Besonders hart trifft es den Modeladen "Lisette" am Pfahlbrünnerle-Eck, der derzeit nur noch über einen Umweg über die Pfahlstraße zu erreichen ist - und da war vorige Woche wegen der Verlegung der Gasleitung auch noch zu. Als "Katastrophe" fasst Marianne Schöler die Situation zusammen. Laufkunden fehlen völlig. Manche Kundinnen wagen den Hindernislauf unter den Baggerschaufeln durch. "Erlebnisshopping soll ja angesagt sein", flüchtet sich die Geschäftsfrau in Galgenhumor und würdigt durchaus die Freundlichkeit der Arbeiter, die so mancher verirrter Kundin den Weg zum Ladeneingang weisen. "Wir freuen uns über jede und jeden, der kommt", sagt Schöler.
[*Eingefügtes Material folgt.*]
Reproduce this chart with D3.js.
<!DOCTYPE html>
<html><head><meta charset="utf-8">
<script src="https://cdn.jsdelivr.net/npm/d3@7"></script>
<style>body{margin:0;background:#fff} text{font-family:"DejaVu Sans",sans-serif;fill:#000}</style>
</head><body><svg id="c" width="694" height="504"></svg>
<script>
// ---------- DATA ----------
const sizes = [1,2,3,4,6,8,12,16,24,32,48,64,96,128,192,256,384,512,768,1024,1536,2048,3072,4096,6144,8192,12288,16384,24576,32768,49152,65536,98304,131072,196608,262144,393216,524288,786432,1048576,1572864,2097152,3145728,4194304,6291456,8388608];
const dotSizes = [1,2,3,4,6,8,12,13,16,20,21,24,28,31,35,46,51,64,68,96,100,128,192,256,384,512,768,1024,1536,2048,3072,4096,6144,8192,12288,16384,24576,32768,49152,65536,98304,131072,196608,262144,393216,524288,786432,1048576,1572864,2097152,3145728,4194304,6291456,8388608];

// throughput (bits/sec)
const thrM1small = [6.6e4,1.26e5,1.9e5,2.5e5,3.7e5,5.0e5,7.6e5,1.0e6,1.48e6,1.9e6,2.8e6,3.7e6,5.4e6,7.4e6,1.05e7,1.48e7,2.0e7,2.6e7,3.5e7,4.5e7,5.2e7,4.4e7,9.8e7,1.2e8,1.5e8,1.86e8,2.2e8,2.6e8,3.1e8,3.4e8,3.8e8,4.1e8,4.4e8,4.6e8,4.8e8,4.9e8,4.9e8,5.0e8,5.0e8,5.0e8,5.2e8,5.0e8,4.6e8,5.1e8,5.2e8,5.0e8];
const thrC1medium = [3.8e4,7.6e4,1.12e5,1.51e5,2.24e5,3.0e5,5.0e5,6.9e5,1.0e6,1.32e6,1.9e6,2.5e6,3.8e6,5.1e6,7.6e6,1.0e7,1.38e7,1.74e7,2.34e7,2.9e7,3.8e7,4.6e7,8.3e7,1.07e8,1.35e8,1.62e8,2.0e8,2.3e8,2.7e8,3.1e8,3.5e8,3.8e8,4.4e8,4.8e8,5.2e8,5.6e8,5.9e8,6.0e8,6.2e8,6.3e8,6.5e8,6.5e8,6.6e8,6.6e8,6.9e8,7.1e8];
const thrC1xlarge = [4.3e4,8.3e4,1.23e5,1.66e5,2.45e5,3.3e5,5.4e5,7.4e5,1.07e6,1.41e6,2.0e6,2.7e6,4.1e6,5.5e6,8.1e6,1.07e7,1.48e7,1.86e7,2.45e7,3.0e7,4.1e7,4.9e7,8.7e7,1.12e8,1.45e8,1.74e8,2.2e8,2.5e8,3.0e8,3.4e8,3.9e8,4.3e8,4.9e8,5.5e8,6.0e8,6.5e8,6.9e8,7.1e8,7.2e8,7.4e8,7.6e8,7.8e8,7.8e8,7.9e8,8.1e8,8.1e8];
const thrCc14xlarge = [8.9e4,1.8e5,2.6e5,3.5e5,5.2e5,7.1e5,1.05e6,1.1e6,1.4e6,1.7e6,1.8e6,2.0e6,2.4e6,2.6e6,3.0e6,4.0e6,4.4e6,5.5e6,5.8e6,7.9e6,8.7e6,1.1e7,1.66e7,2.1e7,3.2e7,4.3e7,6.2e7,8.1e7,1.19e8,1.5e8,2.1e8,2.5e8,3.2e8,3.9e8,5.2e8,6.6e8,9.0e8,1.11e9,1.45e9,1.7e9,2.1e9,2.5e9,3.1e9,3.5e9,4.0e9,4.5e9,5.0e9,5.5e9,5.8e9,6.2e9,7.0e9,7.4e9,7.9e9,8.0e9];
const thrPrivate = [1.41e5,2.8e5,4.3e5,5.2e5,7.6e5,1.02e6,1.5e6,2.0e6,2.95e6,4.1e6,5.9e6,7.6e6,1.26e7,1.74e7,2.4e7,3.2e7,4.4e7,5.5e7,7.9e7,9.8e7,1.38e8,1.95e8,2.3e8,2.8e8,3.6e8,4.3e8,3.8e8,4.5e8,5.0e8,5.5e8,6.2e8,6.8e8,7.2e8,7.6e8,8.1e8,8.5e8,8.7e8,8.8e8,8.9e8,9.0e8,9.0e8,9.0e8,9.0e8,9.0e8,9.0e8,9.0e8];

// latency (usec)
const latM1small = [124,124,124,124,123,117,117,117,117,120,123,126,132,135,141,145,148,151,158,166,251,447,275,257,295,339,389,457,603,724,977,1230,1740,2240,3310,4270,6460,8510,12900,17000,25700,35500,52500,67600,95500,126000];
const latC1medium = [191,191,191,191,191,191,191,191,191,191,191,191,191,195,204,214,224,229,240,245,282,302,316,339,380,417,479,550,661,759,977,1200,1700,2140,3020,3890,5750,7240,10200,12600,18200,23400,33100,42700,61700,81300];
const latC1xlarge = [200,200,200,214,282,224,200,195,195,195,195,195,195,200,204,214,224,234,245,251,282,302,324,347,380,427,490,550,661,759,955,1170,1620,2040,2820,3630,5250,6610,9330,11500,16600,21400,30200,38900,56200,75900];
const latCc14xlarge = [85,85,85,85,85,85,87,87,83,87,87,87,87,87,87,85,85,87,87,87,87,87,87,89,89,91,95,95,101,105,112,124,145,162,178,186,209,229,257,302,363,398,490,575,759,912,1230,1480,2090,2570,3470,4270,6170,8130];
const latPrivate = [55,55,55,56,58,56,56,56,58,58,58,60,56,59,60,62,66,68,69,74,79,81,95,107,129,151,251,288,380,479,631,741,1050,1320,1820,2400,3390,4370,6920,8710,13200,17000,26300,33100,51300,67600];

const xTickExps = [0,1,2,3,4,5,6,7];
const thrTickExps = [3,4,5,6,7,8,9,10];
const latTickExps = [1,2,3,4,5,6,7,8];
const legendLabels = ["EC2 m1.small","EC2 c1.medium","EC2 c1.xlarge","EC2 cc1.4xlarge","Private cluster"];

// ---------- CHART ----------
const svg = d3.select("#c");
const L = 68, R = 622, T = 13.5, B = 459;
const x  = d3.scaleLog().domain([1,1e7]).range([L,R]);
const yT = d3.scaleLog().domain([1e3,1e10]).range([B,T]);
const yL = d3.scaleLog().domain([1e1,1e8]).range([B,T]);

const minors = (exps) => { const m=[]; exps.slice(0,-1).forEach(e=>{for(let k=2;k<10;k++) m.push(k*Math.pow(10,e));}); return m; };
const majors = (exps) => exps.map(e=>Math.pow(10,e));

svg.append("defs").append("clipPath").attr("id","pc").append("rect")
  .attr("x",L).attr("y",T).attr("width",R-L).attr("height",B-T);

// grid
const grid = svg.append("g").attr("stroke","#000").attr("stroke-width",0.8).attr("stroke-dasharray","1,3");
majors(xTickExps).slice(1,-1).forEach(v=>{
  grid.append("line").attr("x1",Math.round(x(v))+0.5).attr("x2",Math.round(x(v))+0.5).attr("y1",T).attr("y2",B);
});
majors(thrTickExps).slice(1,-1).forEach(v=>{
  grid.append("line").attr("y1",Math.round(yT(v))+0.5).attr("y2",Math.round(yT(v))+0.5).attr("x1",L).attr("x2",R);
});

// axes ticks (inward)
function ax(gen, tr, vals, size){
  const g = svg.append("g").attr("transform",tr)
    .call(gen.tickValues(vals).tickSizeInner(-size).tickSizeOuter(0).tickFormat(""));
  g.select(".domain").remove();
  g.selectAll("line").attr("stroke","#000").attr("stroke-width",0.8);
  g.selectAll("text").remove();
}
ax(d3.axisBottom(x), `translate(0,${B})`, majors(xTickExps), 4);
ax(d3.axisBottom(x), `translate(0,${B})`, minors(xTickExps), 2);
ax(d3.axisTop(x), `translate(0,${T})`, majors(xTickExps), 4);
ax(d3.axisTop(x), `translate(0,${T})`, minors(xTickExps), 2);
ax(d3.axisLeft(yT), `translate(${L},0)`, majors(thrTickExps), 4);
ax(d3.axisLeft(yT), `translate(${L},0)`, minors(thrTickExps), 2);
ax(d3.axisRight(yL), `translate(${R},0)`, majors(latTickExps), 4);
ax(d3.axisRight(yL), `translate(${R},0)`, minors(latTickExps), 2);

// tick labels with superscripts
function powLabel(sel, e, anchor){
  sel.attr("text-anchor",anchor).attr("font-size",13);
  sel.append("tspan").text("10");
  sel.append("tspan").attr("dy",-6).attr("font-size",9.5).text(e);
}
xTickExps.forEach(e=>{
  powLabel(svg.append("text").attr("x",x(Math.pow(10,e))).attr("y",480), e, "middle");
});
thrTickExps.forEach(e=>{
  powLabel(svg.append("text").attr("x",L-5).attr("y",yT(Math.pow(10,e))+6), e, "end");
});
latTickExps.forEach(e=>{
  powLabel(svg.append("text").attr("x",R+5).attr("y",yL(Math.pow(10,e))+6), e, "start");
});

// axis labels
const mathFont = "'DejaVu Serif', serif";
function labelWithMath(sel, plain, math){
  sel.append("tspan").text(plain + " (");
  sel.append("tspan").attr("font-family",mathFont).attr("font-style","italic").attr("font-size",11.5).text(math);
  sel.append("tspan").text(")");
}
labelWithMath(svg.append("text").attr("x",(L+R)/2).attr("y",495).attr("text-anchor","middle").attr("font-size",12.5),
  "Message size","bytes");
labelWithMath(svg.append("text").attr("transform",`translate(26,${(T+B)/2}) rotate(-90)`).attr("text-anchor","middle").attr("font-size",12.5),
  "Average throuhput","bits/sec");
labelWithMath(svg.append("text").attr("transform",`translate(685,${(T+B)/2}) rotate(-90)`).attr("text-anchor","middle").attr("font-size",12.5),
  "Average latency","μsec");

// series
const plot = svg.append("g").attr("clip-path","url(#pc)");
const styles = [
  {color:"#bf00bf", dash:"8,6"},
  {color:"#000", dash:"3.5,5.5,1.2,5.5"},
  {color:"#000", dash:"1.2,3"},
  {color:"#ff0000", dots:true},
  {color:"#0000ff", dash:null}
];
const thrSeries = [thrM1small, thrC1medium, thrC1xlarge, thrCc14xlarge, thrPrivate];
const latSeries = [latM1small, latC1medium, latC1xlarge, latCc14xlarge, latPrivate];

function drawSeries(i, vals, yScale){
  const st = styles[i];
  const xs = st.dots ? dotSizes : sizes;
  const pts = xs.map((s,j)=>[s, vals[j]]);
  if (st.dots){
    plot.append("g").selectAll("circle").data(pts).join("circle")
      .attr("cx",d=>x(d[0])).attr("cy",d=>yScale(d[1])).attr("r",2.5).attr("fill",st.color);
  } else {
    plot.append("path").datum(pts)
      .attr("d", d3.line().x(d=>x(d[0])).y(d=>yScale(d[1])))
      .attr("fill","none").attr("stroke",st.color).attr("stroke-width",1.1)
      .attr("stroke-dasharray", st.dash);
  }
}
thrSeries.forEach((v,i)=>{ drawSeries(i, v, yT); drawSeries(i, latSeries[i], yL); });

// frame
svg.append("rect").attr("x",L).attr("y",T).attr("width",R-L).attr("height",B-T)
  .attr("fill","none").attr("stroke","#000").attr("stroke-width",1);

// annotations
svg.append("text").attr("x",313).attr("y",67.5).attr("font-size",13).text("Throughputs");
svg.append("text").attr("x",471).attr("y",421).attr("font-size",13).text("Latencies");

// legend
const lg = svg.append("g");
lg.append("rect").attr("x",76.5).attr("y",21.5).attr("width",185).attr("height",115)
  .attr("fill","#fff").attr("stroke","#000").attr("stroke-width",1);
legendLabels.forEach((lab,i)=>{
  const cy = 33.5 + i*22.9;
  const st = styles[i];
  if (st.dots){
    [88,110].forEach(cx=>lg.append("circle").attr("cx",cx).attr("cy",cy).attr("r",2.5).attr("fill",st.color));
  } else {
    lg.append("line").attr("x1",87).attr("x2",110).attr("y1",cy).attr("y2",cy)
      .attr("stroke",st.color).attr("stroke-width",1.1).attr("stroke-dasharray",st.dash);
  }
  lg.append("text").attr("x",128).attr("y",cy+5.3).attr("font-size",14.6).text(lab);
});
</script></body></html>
Auch Uhrmacher Wolfram Holst spürt sehr deutlich, dass die Laufkundschaft fehlt, in den vergangenen vier Wochen hatte er in seinem Geschäft Umsatzeinbußen von 30 bis 40 Prozent. "Das ist schon bitter." Er hofft nun, dass die neuen Werbeaktionen im Zuge des Baustellenmarketing greifen, die die städtische Standortbeauftragte Beate Michel iniitiert hat: "Mal sehen, ob die Eichstätter das annehmen." Darauf setzt auch Liane Schmid vom Spielwarengeschäft Ahles. "Frau Michel macht wirklich einen Top-Job", lobt sie mit erhobenem Daumen die Bemühungen der Standortbeauftragten, die widrigen Umstände für die Geschäftsleute so erträglich wie möglich zu machen. Auch dem Spielwarengeschäft fehlt die Laufkundschaft. "Zum Glück haben wir treue Kunden, die auch über die Baustelle zu uns finden", sagt Liane Schmid. Daran, dass nach dem Ostergeschäft nun aller voraussicht nach auch das Weihnachtsgeschäft beeinträchtigt werden wird, mag eigentlich noch keiner der betroffenen Geschäftsleute denken. Schmid sagt: "Das muss man nehmen, wie es kommt. Immer positiv bleiben."